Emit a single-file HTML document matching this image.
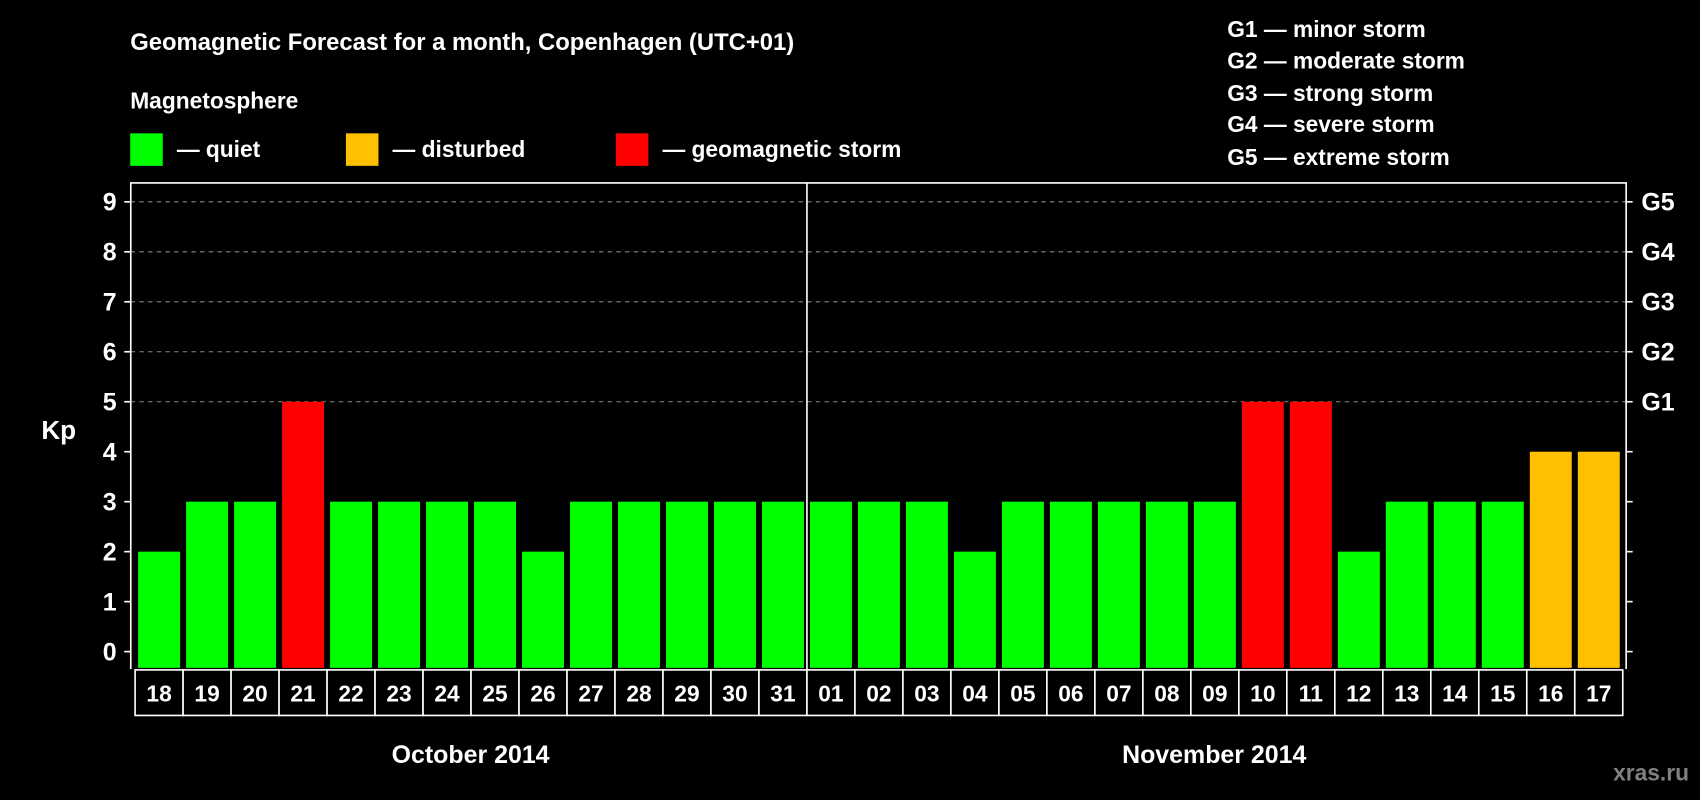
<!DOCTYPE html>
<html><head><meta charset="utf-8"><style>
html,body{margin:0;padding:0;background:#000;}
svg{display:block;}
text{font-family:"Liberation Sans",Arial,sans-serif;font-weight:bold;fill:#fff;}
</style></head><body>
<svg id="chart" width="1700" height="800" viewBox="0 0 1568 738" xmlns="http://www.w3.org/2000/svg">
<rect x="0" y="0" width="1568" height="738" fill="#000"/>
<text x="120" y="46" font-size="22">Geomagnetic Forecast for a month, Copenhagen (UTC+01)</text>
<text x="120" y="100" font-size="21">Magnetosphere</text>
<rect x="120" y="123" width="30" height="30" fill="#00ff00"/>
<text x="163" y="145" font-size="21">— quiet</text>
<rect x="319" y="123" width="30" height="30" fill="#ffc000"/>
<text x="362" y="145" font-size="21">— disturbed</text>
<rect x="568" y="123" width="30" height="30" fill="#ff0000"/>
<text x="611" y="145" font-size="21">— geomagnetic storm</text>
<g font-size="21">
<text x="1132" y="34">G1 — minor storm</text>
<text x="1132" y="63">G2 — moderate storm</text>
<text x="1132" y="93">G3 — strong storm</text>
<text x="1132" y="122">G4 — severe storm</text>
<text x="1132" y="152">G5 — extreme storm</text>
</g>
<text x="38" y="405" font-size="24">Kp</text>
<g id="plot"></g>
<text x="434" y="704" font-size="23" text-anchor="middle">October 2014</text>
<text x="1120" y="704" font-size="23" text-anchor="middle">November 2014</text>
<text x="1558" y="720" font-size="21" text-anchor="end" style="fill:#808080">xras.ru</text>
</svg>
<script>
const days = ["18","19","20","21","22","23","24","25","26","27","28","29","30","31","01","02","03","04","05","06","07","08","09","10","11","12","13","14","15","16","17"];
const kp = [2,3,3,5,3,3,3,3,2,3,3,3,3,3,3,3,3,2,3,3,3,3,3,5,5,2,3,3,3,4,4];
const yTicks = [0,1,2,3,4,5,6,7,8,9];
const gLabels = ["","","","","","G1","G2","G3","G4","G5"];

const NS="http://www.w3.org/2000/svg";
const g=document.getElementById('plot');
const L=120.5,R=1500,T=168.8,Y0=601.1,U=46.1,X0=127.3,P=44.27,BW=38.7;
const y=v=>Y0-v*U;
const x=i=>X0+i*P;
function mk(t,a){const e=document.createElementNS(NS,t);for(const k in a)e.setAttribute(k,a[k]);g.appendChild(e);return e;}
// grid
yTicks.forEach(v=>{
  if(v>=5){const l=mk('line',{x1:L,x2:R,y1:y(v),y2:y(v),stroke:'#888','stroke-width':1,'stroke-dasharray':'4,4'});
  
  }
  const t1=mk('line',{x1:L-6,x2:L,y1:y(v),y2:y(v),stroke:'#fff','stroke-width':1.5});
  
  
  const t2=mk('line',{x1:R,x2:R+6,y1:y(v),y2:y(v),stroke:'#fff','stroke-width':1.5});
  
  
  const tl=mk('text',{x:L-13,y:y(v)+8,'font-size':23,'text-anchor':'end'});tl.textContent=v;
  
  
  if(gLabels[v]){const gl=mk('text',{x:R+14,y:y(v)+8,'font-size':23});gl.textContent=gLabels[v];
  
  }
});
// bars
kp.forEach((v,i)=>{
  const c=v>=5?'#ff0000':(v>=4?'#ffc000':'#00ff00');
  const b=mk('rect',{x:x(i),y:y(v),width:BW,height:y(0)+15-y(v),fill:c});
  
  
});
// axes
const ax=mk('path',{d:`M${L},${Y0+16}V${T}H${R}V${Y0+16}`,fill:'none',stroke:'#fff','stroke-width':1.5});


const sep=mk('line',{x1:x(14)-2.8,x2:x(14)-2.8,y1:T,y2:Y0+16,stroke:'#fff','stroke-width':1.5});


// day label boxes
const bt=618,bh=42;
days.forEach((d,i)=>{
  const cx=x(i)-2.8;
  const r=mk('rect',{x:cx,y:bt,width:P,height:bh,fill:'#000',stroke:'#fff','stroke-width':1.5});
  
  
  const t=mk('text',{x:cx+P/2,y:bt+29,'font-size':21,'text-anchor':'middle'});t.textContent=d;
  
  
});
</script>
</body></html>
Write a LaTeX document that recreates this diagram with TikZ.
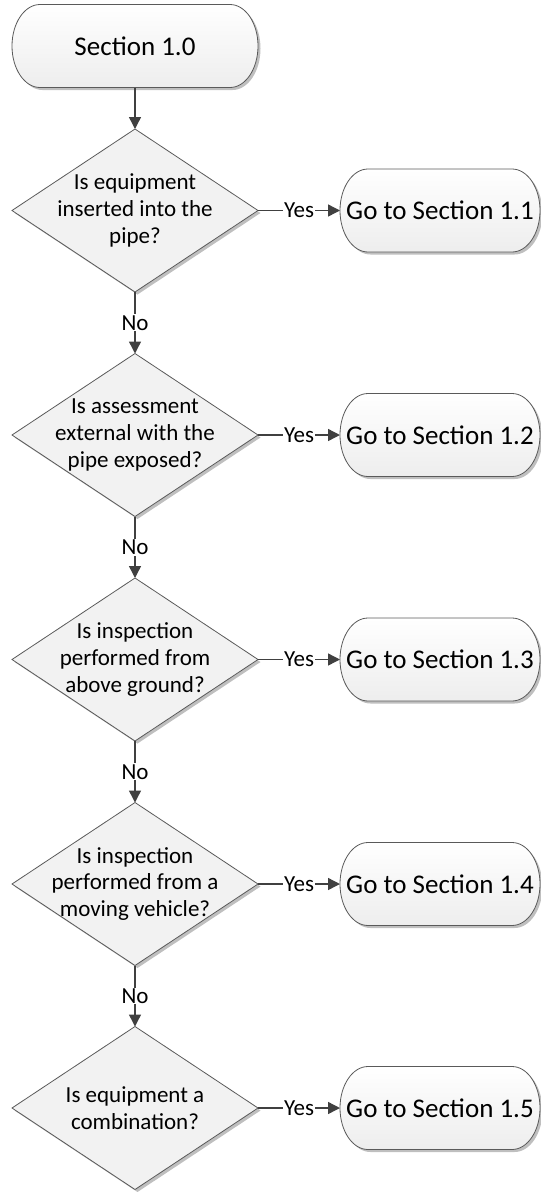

*****

*DIRECTIONS FOR THIS TASK*: Please set down each line of the data above exactly as written, without the pictures.

*OUTPUT OF THE EXERCISE*:
Emit a single-file HTML document matching this image.
<!DOCTYPE html>
<html><head><meta charset="utf-8"><style>
html,body{margin:0;padding:0;background:#000;}
svg{display:block;}
text{font-family:"Liberation Sans",Arial,sans-serif;font-weight:bold;fill:#fff;}
</style></head><body>
<svg id="chart" width="1700" height="800" viewBox="0 0 1568 738" xmlns="http://www.w3.org/2000/svg">
<rect x="0" y="0" width="1568" height="738" fill="#000"/>
<text x="120" y="46" font-size="22">Geomagnetic Forecast for a month, Copenhagen (UTC+01)</text>
<text x="120" y="100" font-size="21">Magnetosphere</text>
<rect x="120" y="123" width="30" height="30" fill="#00ff00"/>
<text x="163" y="145" font-size="21">— quiet</text>
<rect x="319" y="123" width="30" height="30" fill="#ffc000"/>
<text x="362" y="145" font-size="21">— disturbed</text>
<rect x="568" y="123" width="30" height="30" fill="#ff0000"/>
<text x="611" y="145" font-size="21">— geomagnetic storm</text>
<g font-size="21">
<text x="1132" y="34">G1 — minor storm</text>
<text x="1132" y="63">G2 — moderate storm</text>
<text x="1132" y="93">G3 — strong storm</text>
<text x="1132" y="122">G4 — severe storm</text>
<text x="1132" y="152">G5 — extreme storm</text>
</g>
<text x="38" y="405" font-size="24">Kp</text>
<g id="plot"></g>
<text x="434" y="704" font-size="23" text-anchor="middle">October 2014</text>
<text x="1120" y="704" font-size="23" text-anchor="middle">November 2014</text>
<text x="1558" y="720" font-size="21" text-anchor="end" style="fill:#808080">xras.ru</text>
</svg>
<script>
const days = ["18","19","20","21","22","23","24","25","26","27","28","29","30","31","01","02","03","04","05","06","07","08","09","10","11","12","13","14","15","16","17"];
const kp = [2,3,3,5,3,3,3,3,2,3,3,3,3,3,3,3,3,2,3,3,3,3,3,5,5,2,3,3,3,4,4];
const yTicks = [0,1,2,3,4,5,6,7,8,9];
const gLabels = ["","","","","","G1","G2","G3","G4","G5"];

const NS="http://www.w3.org/2000/svg";
const g=document.getElementById('plot');
const L=120.5,R=1500,T=168.8,Y0=601.1,U=46.1,X0=127.3,P=44.27,BW=38.7;
const y=v=>Y0-v*U;
const x=i=>X0+i*P;
function mk(t,a){const e=document.createElementNS(NS,t);for(const k in a)e.setAttribute(k,a[k]);g.appendChild(e);return e;}
// grid
yTicks.forEach(v=>{
  if(v>=5){const l=mk('line',{x1:L,x2:R,y1:y(v),y2:y(v),stroke:'#888','stroke-width':1,'stroke-dasharray':'4,4'});
  
  }
  const t1=mk('line',{x1:L-6,x2:L,y1:y(v),y2:y(v),stroke:'#fff','stroke-width':1.5});
  
  
  const t2=mk('line',{x1:R,x2:R+6,y1:y(v),y2:y(v),stroke:'#fff','stroke-width':1.5});
  
  
  const tl=mk('text',{x:L-13,y:y(v)+8,'font-size':23,'text-anchor':'end'});tl.textContent=v;
  
  
  if(gLabels[v]){const gl=mk('text',{x:R+14,y:y(v)+8,'font-size':23});gl.textContent=gLabels[v];
  
  }
});
// bars
kp.forEach((v,i)=>{
  const c=v>=5?'#ff0000':(v>=4?'#ffc000':'#00ff00');
  const b=mk('rect',{x:x(i),y:y(v),width:BW,height:y(0)+15-y(v),fill:c});
  
  
});
// axes
const ax=mk('path',{d:`M${L},${Y0+16}V${T}H${R}V${Y0+16}`,fill:'none',stroke:'#fff','stroke-width':1.5});


const sep=mk('line',{x1:x(14)-2.8,x2:x(14)-2.8,y1:T,y2:Y0+16,stroke:'#fff','stroke-width':1.5});


// day label boxes
const bt=618,bh=42;
days.forEach((d,i)=>{
  const cx=x(i)-2.8;
  const r=mk('rect',{x:cx,y:bt,width:P,height:bh,fill:'#000',stroke:'#fff','stroke-width':1.5});
  
  
  const t=mk('text',{x:cx+P/2,y:bt+29,'font-size':21,'text-anchor':'middle'});t.textContent=d;
  
  
});
</script>
</body></html>
Write a LaTeX document that recreates this diagram with TikZ.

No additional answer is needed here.